気まぐれなんでも日記

役には立たないけど誰かと共有したい好きなことや日々のあれこれ、考えてることを綴ります。

最近読んだ本たちの感想をひたすらゆるく語る【第十弾】

本格的な夏がもうすぐそこまで近づいていますが、気づけばこの企画も第十弾!思いの外長く続けられていることに驚きです。
最近は次々と供給される韓国アイドルのコンテンツを享受することで生き延びています。


今回取り上げるのは以下の4冊です↓


▶︎又吉直樹(2023)『月と散文』(KADOKAWA)
めちゃくちゃ面白かった…!!
又吉さんが出ているYouTubeを偶然見たのがきっかけで読みたくなった一冊。図書館で見つけて立ち読みしたらやっぱり面白そうだったのでそのまま借りて、2日で読み切りました。
人の思考を覗き見しているような読書体験。ページをめくる手が止まりませんでした。
途中から「絶対買う!!」と心に決めて、読み終えた数日後に無事ゲット。

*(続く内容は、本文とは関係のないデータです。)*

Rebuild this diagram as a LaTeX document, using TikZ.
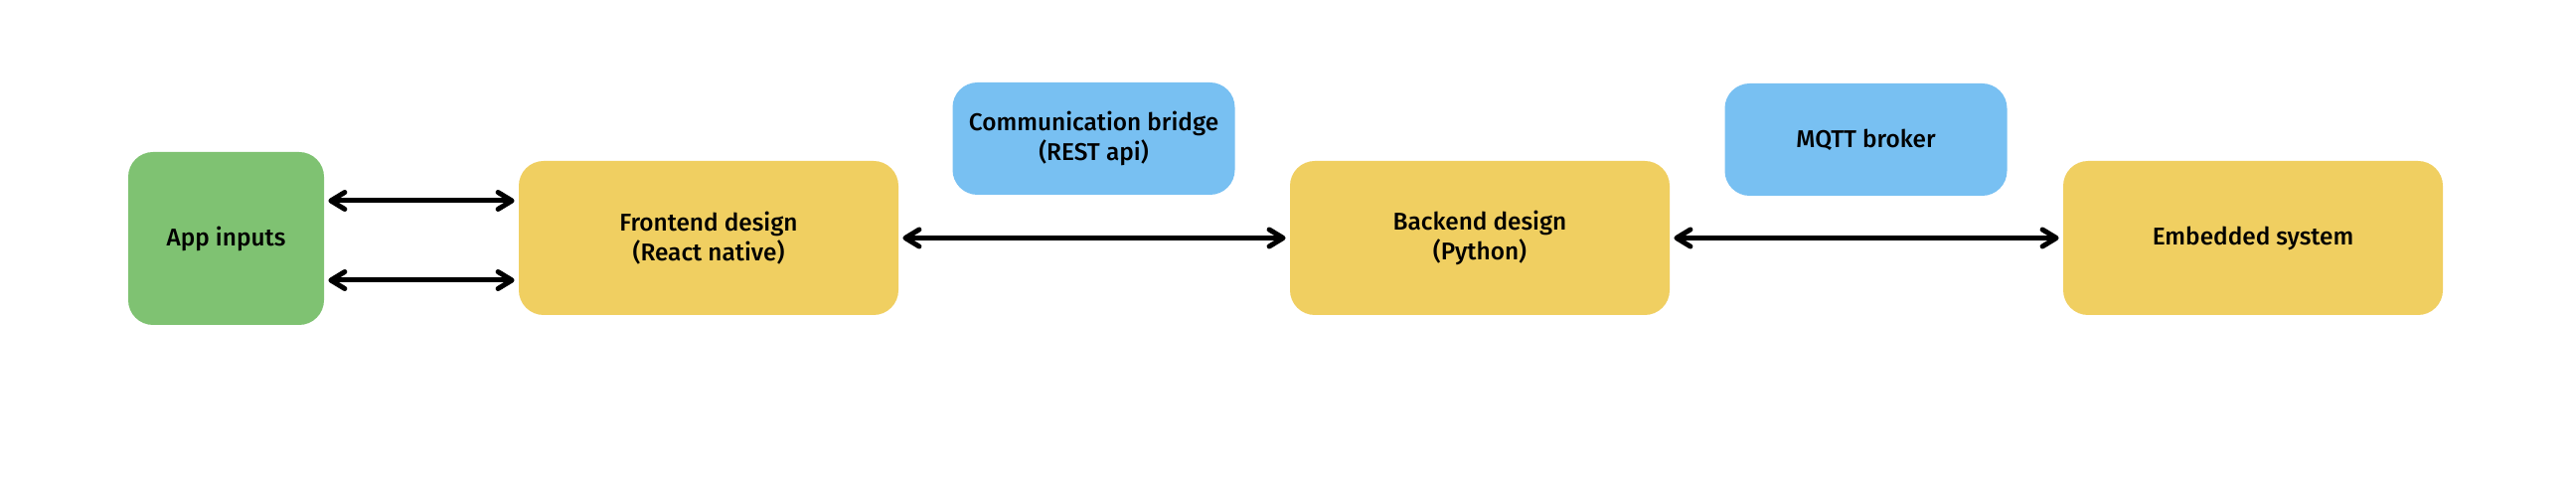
\documentclass[tikz,border=0pt]{standalone}
\usepackage{fontspec}
\setmainfont{Fira Sans}[BoldFont={Fira Sans Medium}]
\usetikzlibrary{arrows.meta}
\definecolor{boxgreen}{RGB}{127,194,114}
\definecolor{boxyellow}{RGB}{240,207,97}
\definecolor{boxblue}{RGB}{120,192,242}
\begin{document}
\begin{tikzpicture}[x=0.5pt,y=-0.5pt,
  box/.style={rounded corners=12.5pt, inner sep=0pt, align=center,
    font=\bfseries\fontsize{12.2}{15}\selectfont},
  bigbox/.style={box, fill=boxyellow, minimum width=191pt, minimum height=77.5pt},
  bluebox/.style={box, fill=boxblue, minimum width=142pt, minimum height=56.5pt},
  link/.style={line width=2.5pt, line cap=round,
    {Straight Barb[length=7pt,width=8.5pt,line cap=round,line join=round]}-{Straight Barb[length=7pt,width=8.5pt,line cap=round,line join=round]},
    shorten <=2pt, shorten >=2pt}
]
\useasboundingbox (0,0) rectangle (2592,480);
\fill[white] (0,0) rectangle (2592,480);
\node[box, fill=boxgreen, minimum width=98.5pt, minimum height=87pt] (app) at (227.5,240) {App inputs};
\node[bigbox] (front) at (713,239.5) {Frontend design\\(React native)};
\node[bigbox] (back) at (1489,239.5) {Backend design\\(Python)};
\node[bigbox] (emb) at (2267,239.5) {Embedded system};
\node[bluebox] (comm) at (1100.5,139.5) {Communication bridge\\(REST api)};
\node[bluebox] (mqtt) at (1877.5,140.5) {MQTT broker};
\draw[link] ([yshift=19pt]app.east) -- ([yshift=19pt]app.east -| front.west);
\draw[link] ([yshift=-21pt]app.east) -- ([yshift=-21pt]app.east -| front.west);
\draw[link] (front.east) -- (back.west);
\draw[link] (back.east) -- (emb.west);
\end{tikzpicture}
\end{document}
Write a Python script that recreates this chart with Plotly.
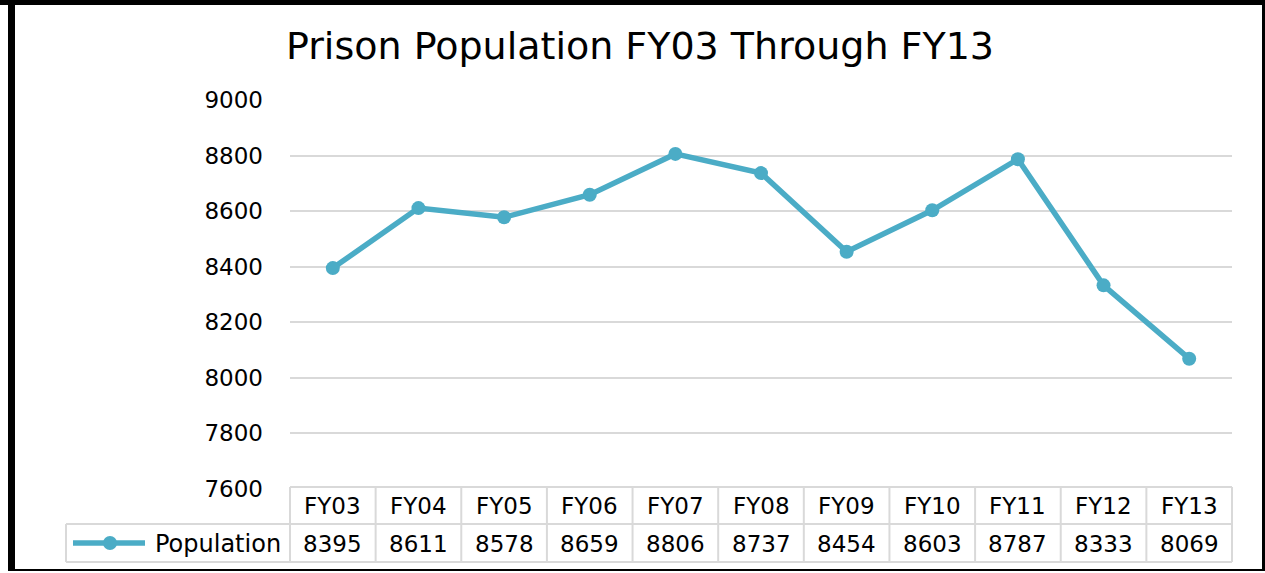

特に「この夜の話も伝説みたいに語られるんかな?」と「アホな優しさ」が好きです。
終始、他者への配慮と「恥ずかしい」と自意識を強く持っている(ように感じた)又吉さんだけど、これはおかしい・許せないと考える事柄については至極冷静にフラットな視点で綴っているのがよかった。私はかなり自意識が強い方で、そんな自分が恥ずかしい、嫌だと感じることが多々あるけれど、こうやって又吉さんが文章に書き起こしてくれることで救われました。ずっと手元に置いておきたい、大事に読み返したい一冊です。

余談ですが、又吉さんのYouTube企画が面白いのでおすすめです。


▶︎長田弘(1975)『ねこに未来はない』(KADOKAWA)
散歩の合間に何気なく入った古本屋さんで手に取った一冊。初めての作家さんかつ初めての物語エッセイ。言葉選びとリズムがとっても心地よくて最高だった。軽快で穏やかな語り口とテンポの良い展開がなんともいえないちょうど良さ。調べてみたら長田さんは詩人でもあると知って納得しました。波長が合う、というとなんだか上から目線だけど、相性のいい作家さんと出会えて嬉しい。残念ながらもう新作を読むことはできないけれど、タイトルから物凄く気になる作品ばかり…!これから出会える本たちに今からワクワクしています。


▶︎平野啓一郎(2019)『マチネの終わりに』(文藝春秋)
ここまで物語の世界から離れることを寂しく感じたことはなかったと思う。平日の仕事終わりに誰かと会ったり映画を観たりするよりも真っ先に、この本を読みたい、ひとり静かに没入したい、と思った。蒔野氏と洋子さんの単なるふたりのラブストーリーではない、奥行きと厚みが存分に感じられる小説だった。未来を変えることは、過去を変えることにもなる。このことを深く深く理解しているふたりだからこそ下した決断はそれぞれの人間性が色濃く反映されていて他人が邪推する余地はない。たった5年半、されど5年半。まるでふたりの人生を追体験しているかのような、なんとも言葉では表せない読書体験だった。随所に見え隠れする運命的な展開も美しい。この作品に出会えて本当によかった。


▶︎平野啓一郎(2018)『ある男』(文藝春秋)
最後の悠人くんの俳句を読んで鳥肌が立った。14歳の少年が自分で自分を支える術を見つけ、自らの足で立とうとしている姿が皮肉にも美しかった。『マチネの終わりに』のときも感じたけれど、自問自答を繰り返しながら自己認識を深めていく人々の描写が抜群に上手い。そして理性と知性を兼ね備えた、どこか哀愁漂う男性像が魅力的。原誠という人物に迫るにつれて、徐々に城戸さん自身の輪郭までもが浮かび上がってくる過程が幻想的だった。人間の尊厳や人生の意味を考えさせられた一冊でした。


前回の読書記録↓


あっという間に今年も半分が終わり、下半期に突入するので(!) 毎日を楽しく過ごせるように優先順位をきちんと見極めてタスクをこなしていきたい。メリハリを大事に!